Como ven, la avecilla posada en una rama, contra el profundo azul de un día que muere, y una menguante luna iluminando el mundo, ilustraba de modo magistral todo lo que nacía, y nace, de este libro. Que apareciera a tiempo, y pudiéramos usarla, fue una de las formas que usó la felicidad, y la poesía, para trazarnos, una vez más, la ruta.

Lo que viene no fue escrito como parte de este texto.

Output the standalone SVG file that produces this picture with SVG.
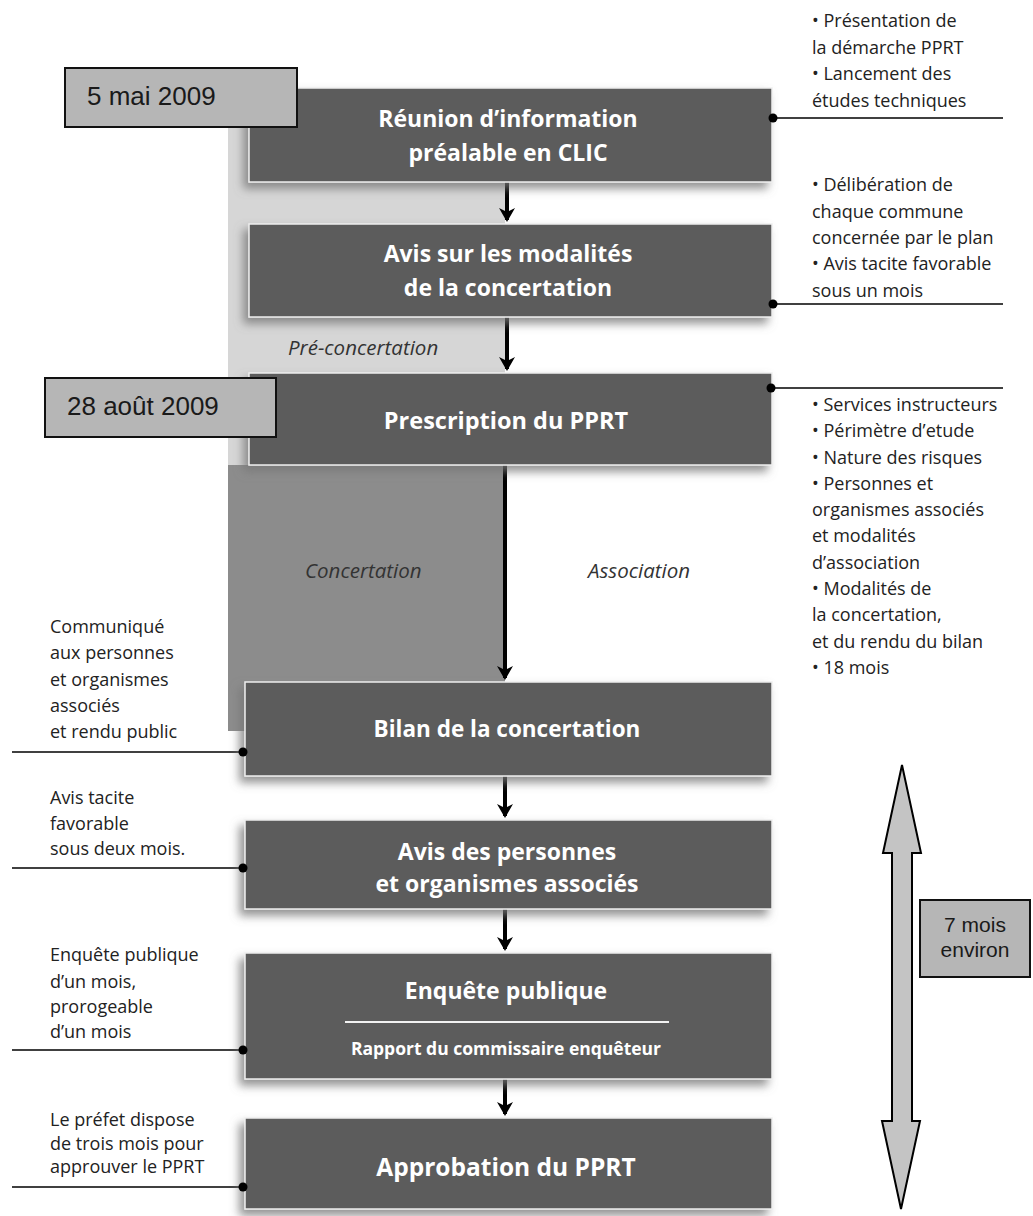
<svg xmlns="http://www.w3.org/2000/svg" width="1033" height="1216" viewBox="0 0 1033 1216">
<defs>
<style>
.box{fill:#5c5c5c;stroke:#eeeeee;stroke-width:1.5;filter:url(#sh)}
.bt{font-family:"Open Sans","Noto Sans",sans-serif;font-weight:bold;fill:#ffffff;text-anchor:middle}
.side{font-family:"Open Sans","Noto Sans",sans-serif;font-size:18px;fill:#222222}
.it{font-family:"Open Sans","Noto Sans",sans-serif;font-style:italic;fill:#333333;font-size:20.5px}
.date{fill:#b6b6b6;stroke:#111111;stroke-width:2}
.dt{font-family:"Liberation Sans",Arial,sans-serif;font-size:26px;fill:#1a1a1a}
.flow{stroke:#000000;stroke-width:4;fill:none}
.lead{stroke:#000000;stroke-width:1.5;fill:none}
.dot{fill:#000000}
</style>
<filter id="sh" x="-10%" y="-20%" width="120%" height="150%">
<feDropShadow dx="-5" dy="6" stdDeviation="5" flood-color="#777777" flood-opacity="0.8"/>
</filter>
<marker id="ah" markerUnits="userSpaceOnUse" markerWidth="20" markerHeight="20" refX="12" refY="8" orient="auto">
<path d="M0,0 L14,8 L0,16 L4,8 z" fill="#000000"/>
</marker>
</defs>

<g id="background">
<rect x="228" y="100" width="277" height="365" fill="#d6d6d6"/>
<rect x="228" y="465" width="277" height="266" fill="#8c8c8c"/>
<text class="it" x="288" y="355">Pré-concertation</text>
<text class="it" x="305" y="578" fill="#555555">Concertation</text>
<text class="it" x="588" y="578">Association</text>
</g>

<g id="connectors">
<line class="flow" x1="507" y1="182" x2="507" y2="220" marker-end="url(#ah)"/>
<line class="flow" x1="507" y1="317" x2="507" y2="369" marker-end="url(#ah)"/>
<line class="flow" x1="505" y1="465" x2="505" y2="678" marker-end="url(#ah)"/>
<line class="flow" x1="505" y1="776" x2="505" y2="816" marker-end="url(#ah)"/>
<line class="flow" x1="505" y1="909" x2="505" y2="949" marker-end="url(#ah)"/>
<line class="flow" x1="505" y1="1079" x2="505" y2="1114" marker-end="url(#ah)"/>
<line class="lead" x1="773" y1="118" x2="1003" y2="118"/>
<line class="lead" x1="773" y1="304" x2="1003" y2="304"/>
<line class="lead" x1="773" y1="388" x2="1003" y2="388"/>
<line class="lead" x1="12" y1="752" x2="243" y2="752"/>
<line class="lead" x1="12" y1="868" x2="243" y2="868"/>
<line class="lead" x1="12" y1="1050" x2="243" y2="1050"/>
<line class="lead" x1="12" y1="1187" x2="243" y2="1187"/>
</g>

<g id="n1">
<rect class="box" x="249" y="88" width="523" height="94"/>
<text class="bt" x="508" y="127" font-size="23">Réunion d’information</text>
<text class="bt" x="508" y="161" font-size="23">préalable en CLIC</text>
</g>
<g id="n2">
<rect class="box" x="249" y="224" width="523" height="93"/>
<text class="bt" x="508" y="262" font-size="23">Avis sur les modalités</text>
<text class="bt" x="508" y="296" font-size="23">de la concertation</text>
</g>
<g id="n3">
<rect class="box" x="249" y="373" width="523" height="92"/>
<text class="bt" x="506" y="429" font-size="23.5">Prescription du PPRT</text>
</g>
<g id="n4">
<rect class="box" x="245" y="682" width="527" height="94"/>
<text class="bt" x="507" y="737" font-size="22.5">Bilan de la concertation</text>
</g>
<g id="n5">
<rect class="box" x="245" y="820" width="527" height="89"/>
<text class="bt" x="507" y="860" font-size="23">Avis des personnes</text>
<text class="bt" x="507" y="892" font-size="23">et organismes associés</text>
</g>
<g id="n6">
<rect class="box" x="245" y="953" width="527" height="126"/>
<text class="bt" x="506" y="999" font-size="23">Enquête publique</text>
<line x1="345" y1="1022" x2="669" y2="1022" stroke="#f2f2f2" stroke-width="2"/>
<text class="bt" x="506" y="1055" font-size="17.5">Rapport du commissaire enquêteur</text>
</g>
<g id="n7">
<rect class="box" x="245" y="1118" width="527" height="91"/>
<text class="bt" x="506" y="1176" font-size="24.5">Approbation du PPRT</text>
</g>

<g id="dots">
<circle class="dot" cx="773" cy="118" r="4.5"/>
<circle class="dot" cx="773" cy="304" r="4.5"/>
<circle class="dot" cx="771" cy="388" r="4.5"/>
<circle class="dot" cx="243" cy="752" r="4.5"/>
<circle class="dot" cx="243" cy="868" r="4.5"/>
<circle class="dot" cx="243" cy="1050" r="4.5"/>
<circle class="dot" cx="243" cy="1187" r="4.5"/>
</g>

<g id="date1">
<rect class="date" x="65" y="68" width="232" height="59"/>
<text class="dt" x="87" y="105">5 mai 2009</text>
</g>
<g id="date2">
<rect class="date" x="45" y="378" width="231" height="59"/>
<text class="dt" x="67" y="415">28 août 2009</text>
</g>

<g id="note1">
<text class="side" x="812" y="27">• Présentation de</text>
<text class="side" x="812" y="54">la démarche PPRT</text>
<text class="side" x="812" y="80">• Lancement des</text>
<text class="side" x="812" y="107">études techniques</text>
</g>
<g id="note2">
<text class="side" x="812" y="191">• Délibération de</text>
<text class="side" x="812" y="218">chaque commune</text>
<text class="side" x="812" y="244">concernée par le plan</text>
<text class="side" x="812" y="270">• Avis tacite favorable</text>
<text class="side" x="812" y="297">sous un mois</text>
</g>
<g id="note3">
<text class="side" x="812" y="411">• Services instructeurs</text>
<text class="side" x="812" y="437">• Périmètre d’etude</text>
<text class="side" x="812" y="464">• Nature des risques</text>
<text class="side" x="812" y="490">• Personnes et</text>
<text class="side" x="812" y="516">organismes associés</text>
<text class="side" x="812" y="542">et modalités</text>
<text class="side" x="812" y="569">d’association</text>
<text class="side" x="812" y="595">• Modalités de</text>
<text class="side" x="812" y="621">la concertation,</text>
<text class="side" x="812" y="648">et du rendu du bilan</text>
<text class="side" x="812" y="674">• 18 mois</text>
</g>
<g id="note4">
<text class="side" x="50" y="633">Communiqué</text>
<text class="side" x="50" y="659">aux personnes</text>
<text class="side" x="50" y="686">et organismes</text>
<text class="side" x="50" y="712">associés</text>
<text class="side" x="50" y="738">et rendu public</text>
</g>
<g id="note5">
<text class="side" x="50" y="804">Avis tacite</text>
<text class="side" x="50" y="830">favorable</text>
<text class="side" x="50" y="855">sous deux mois.</text>
</g>
<g id="note6">
<text class="side" x="50" y="961">Enquête publique</text>
<text class="side" x="50" y="988">d’un mois,</text>
<text class="side" x="50" y="1013">prorogeable</text>
<text class="side" x="50" y="1038">d’un mois</text>
</g>
<g id="note7">
<text class="side" x="50" y="1126">Le préfet dispose</text>
<text class="side" x="50" y="1150">de trois mois pour</text>
<text class="side" x="50" y="1173">approuver le PPRT</text>
</g>

<g id="duration">
<polygon points="902,765 921,853 912,853 912,1121 920,1121 901,1209 882,1121 892,1121 892,853 883,853" fill="#c4c4c4" stroke="#000000" stroke-width="2" stroke-linejoin="miter"/>
<rect class="date" x="920" y="900" width="110" height="77" stroke-width="1.5"/>
<text class="dt" x="975" y="932" text-anchor="middle" style="font-size:21px">7 mois</text>
<text class="dt" x="975" y="957" text-anchor="middle" style="font-size:21px">environ</text>
</g>
</svg>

Para la nota de contracubierta, movido por estas mismas emociones, escribí:

Fulgor, cadencia, cielo, vibración de universo nos trae esta poesía; extraño viaje por la armazón milenaria del mundo, y por la humana psiquis, cosmos que se entrelazan convocando elementos que, al fundirse bajo la magia azul de la palabra, crean una belleza inexplicable y honda, una sensación poética que no viene del aquí ni el ahora, sino de las esencias que nos vieron volvernos, de irracionales, a seres semejantes a dioses. El verbo y el amor, dos catalizadores de milagros, cruzan por estos versos como la cierva blanca de las mitologías por su valle dorado. Prometeo torna a darnos el fuego, a sabiendas de que aguardan por él la cadena y el águila, y el poeta vuelve a ser mediador entre lo humano y lo divino, el que porta el mensaje y puede escuchar, prístino, el crujido de los huesos del mundo. Él sirve, como todos, a esa dama de excelsa majestad, la gran poesía. Ante ella nos debemos postrar.[6]

Felicidades, pues, a Berenice Baldera Navarro, por este Contracielo, felicidades a Río de Oro Editores, la editorial que tengo el honor de presidir, por ayudar a que naciera. Sigamos saludables de amistad y de poesía, nos va en ello la vida.

[1] Berenice B. Navarro, Alterum Vero, en poemario Contracielo, Río de Oro Editores, Santo Domingo, 2022, p. 45.

[2] pp. 36-39.

[3] p. 46.

[4] p. 41.

[5] Westfalia, en ob. cit. pp. 57-58.

[6] Rafael J. Rodríguez Pérez, nota de contracubierta de ob. cit.